You will read with many bubble counters to use water only so maybe worth following the manufacturers advice.


Tucker90 said:


> Is this a sign my extinguisher is nearly empty? Saw a pretty dramatic reduction within the last 3 days?!


No idea about your extinguisher being nearly empty - someone with more knowledge might help if you detail the regulator you have.
Most if not everyone experiences water loss from bubble counters I know that from first hand experience and people asking the exact question many times on here.


----------



## Tucker90 (6 Apr 2020)

Andrew Butler said:


> You will read with many bubble counters to use water only so maybe worth following the manufacturers advice.
> 
> No idea about your extinguisher being nearly empty - someone with more knowledge might help if you detail the regulator you have.
> Most if not everyone experiences water loss from bubble counters I know that from first hand experience and people asking the exact question many times on here.



Thanks Andrew, it’s a co2 art reg, after reading up turns out it can be a number of things, but nothing to worry about! 

Topped it up will monitor it as we go! 


Sent from my iPhone using Tapatalk


----------



## DeepMetropolis (6 Apr 2020)

I use glycerine in my bubble counters.. No problems with evaporation, easier to read at higher rates..


----------



## Ed Wiser (6 Apr 2020)

Have used mineral in Co2 counters for years.  Never a problem. Learned it from another hobbyist.

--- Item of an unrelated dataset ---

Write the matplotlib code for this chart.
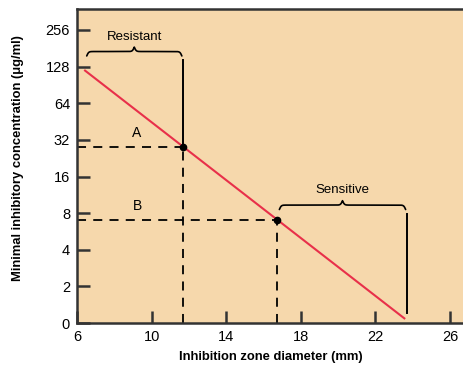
import matplotlib
matplotlib.use('Agg')
import matplotlib.pyplot as plt
import numpy as np

plt.rcParams['font.family'] = ['Liberation Sans', 'DejaVu Sans']

# y axis is a doubling scale: tick positions 0..8 carry these labels
yTickLabels = ['0', '2', '4', '8', '16', '32', '64', '128', '256']
xTicks = [6, 10, 14, 18, 22, 26]

# regression line (zone diameter in mm, position on doubling scale)
lineX = [6.43, 23.55]
lineY = [6.89, 0.13]

# the two marked isolates
pointNames = ['A', 'B']
pointX = [11.7, 16.71]
pointY = [4.80, 2.82]

# interpretive ranges: (start mm, end mm, brace height)
resistant = [6.52, 11.62, 7.41]
sensitive = [16.85, 23.62, 3.22]


def drawBrace(ax, x0, x1, y, h=0.24, beta=20.0):
	"""Draws a horizontal curly brace opening downward."""
	half = (x1 - x0) / 2
	xs = np.linspace(0, half, 300)
	ys = 1 / (1 + np.exp(-beta * xs)) + 1 / (1 + np.exp(-beta * (xs - half)))
	ys = y + h * (ys - 1)
	xAll = np.concatenate([x0 + xs, x1 - xs[::-1]])
	yAll = np.concatenate([ys, ys[::-1]])
	ax.plot(xAll, yAll, color='black', lw=1.2, solid_capstyle='round')


fig = plt.figure(figsize=(4.64, 3.68), dpi=100)
ax = fig.add_axes([0.166, 0.122, 0.834, 0.8535])
ax.set_facecolor('#F6D8AC')

ax.plot(lineX, lineY, color='#E8304A', lw=1.5, zorder=3)

for name, px, py in zip(pointNames, pointX, pointY):
	ax.plot([6, px], [py, py], color='black', lw=1.3, dashes=(5, 4))
	ax.plot([px, px], [0, py], color='black', lw=1.3, dashes=(5, 4))
	ax.plot(px, py, 'o', color='black', ms=4.5, zorder=4)
	ax.text(9.22, py + 0.38, name, ha='center', va='center', fontsize=10)

# resistant range
drawBrace(ax, resistant[0], resistant[1], resistant[2])
ax.plot([pointX[0], pointX[0]], [7.19, pointY[0]], color='black', lw=1.4)
ax.text((resistant[0] + resistant[1]) / 2, resistant[2] + 0.4, 'Resistant',
		ha='center', va='center', fontsize=9.5)

# sensitive range
drawBrace(ax, sensitive[0], sensitive[1], sensitive[2])
ax.plot([23.67, 23.67], [2.98, 0.27], color='black', lw=1.4)
ax.text((sensitive[0] + sensitive[1]) / 2, sensitive[2] + 0.4, 'Sensitive',
		ha='center', va='center', fontsize=9.5)

ax.set_xlim(6, 26.75)
ax.set_ylim(0, 8.57)
ax.set_xticks(xTicks)
ax.set_xticklabels([str(t) for t in xTicks], fontsize=10.5)
ax.set_yticks(np.arange(len(yTickLabels)))
ax.set_yticklabels(yTickLabels, fontsize=10.5)
ax.tick_params(direction='in', length=9, width=1.8, color='#333333', pad=5)

for side in ['left', 'bottom', 'top']:
	ax.spines[side].set_linewidth(1.8)
	ax.spines[side].set_color('#333333')
ax.spines['right'].set_visible(False)

ax.set_xlabel('Inhibition zone diameter (mm)', fontweight='bold', fontsize=9.4, labelpad=5)
ax.set_ylabel('Minimal inhibitory concentration (\u03bcg/ml)', fontweight='bold', fontsize=9.4)
ax.yaxis.set_label_coords(-0.137, 0.525)

fig.savefig('out.png', dpi=100)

Works great an actually makes it easier to see the bubbles better.


----------



## tiger15 (6 Apr 2020)

All water filled bubble counters will empty out over time.  At first I thought there was a micro leak in my counter that could not be detected by soap testing.  Now I came to believe it is evaporation loss from dry CO2 bubbling through water.  I’m afraid of using mineral oil for fear of backing Up into the regulator because my bubble counter does not come with built in check valve.  Many CO2 diffuser doubles as bubble counter, but rarely with reactor except Tunze style reactor which I use.   Tunze has the advantage over regular bubble counter because the bubble size is 3x as large which transfers into slower rate I can read.

https://www.tunze.com/CA/en/details/7074.500-co2-diffuser.html


----------



## Witcher (6 Apr 2020)

Tucker90 said:


> Is this a sign my extinguisher is nearly empty?


It can be an effect of CO2 mixing with water and forming carbonic acid in gaseous form and slowly escaping into your tank.


----------



## Wookii (8 Apr 2020)

I have the same issue in the straight CO2 Art bubble counter on my regulator  - I would personally be reluctant in using mineral oil in case it found its way up the CO2 line into the tank. I know when I’ve overfilled bubble counters in the past some excess water can work it’s way up the tubing.

At least with the glycerine option, it is a safe edible substance.

You can also buy this stuff off the shelf:

https://www.aquaessentials.co.uk/neutro-bubble-counter-fluid-100ml-p-6203.html

Though it could well just be glycerine also.


----------